Pakistan's shifting of troops toward the Indian border and away from the Afghan frontier is likely to come as a blow to the Bush administration, which has praised Pakistan's military offensive against insurgents long based in its largely lawless tribal areas. The zone abutting the Afghan frontier is a stronghold for Taliban and Al Qaeda militants.

Senior diplomats, including Secretary of State Condoleezza Rice, traveled to the region shortly after the Mumbai attacks, urging Pakistan to cooperate fully in India's investigation and crack down on militant groups implicated by Indian officials in the attacks.

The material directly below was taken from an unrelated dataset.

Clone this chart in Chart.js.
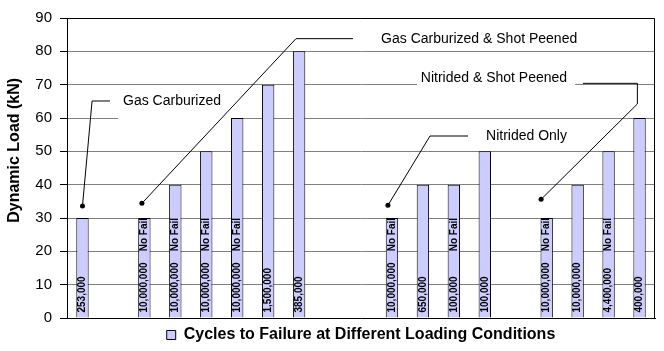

The Bush administration Friday reiterated calls for calm. "We hope that both sides will avoid taking steps that will unnecessarily raise tensions during these already tense times," said Gordon Johndroe, a spokesman for the National Security Council, according to news agency reports. "We continue to be in close contact with both countries to urge closer cooperation in investigating the Mumbai attacks and in fighting terrorism generally."

Pakistan's government has taken some steps against the accused groups -- the banned militant organization Lashkar-e-Taiba and its affiliated charity, Jamaat ud-Dawa -- including arrests and raids on their facilities. But it says India has lagged in providing evidence about the attackers.

U.S. military officials in Afghanistan had no immediate comment on the Pakistani troop movements, but senior American commanders in Afghanistan have consistently said that a major Pakistani offensive in the tribal areas near the Afghan border, launched in August, has helped damp insurgents' ability to strike at Western troops inside Afghanistan.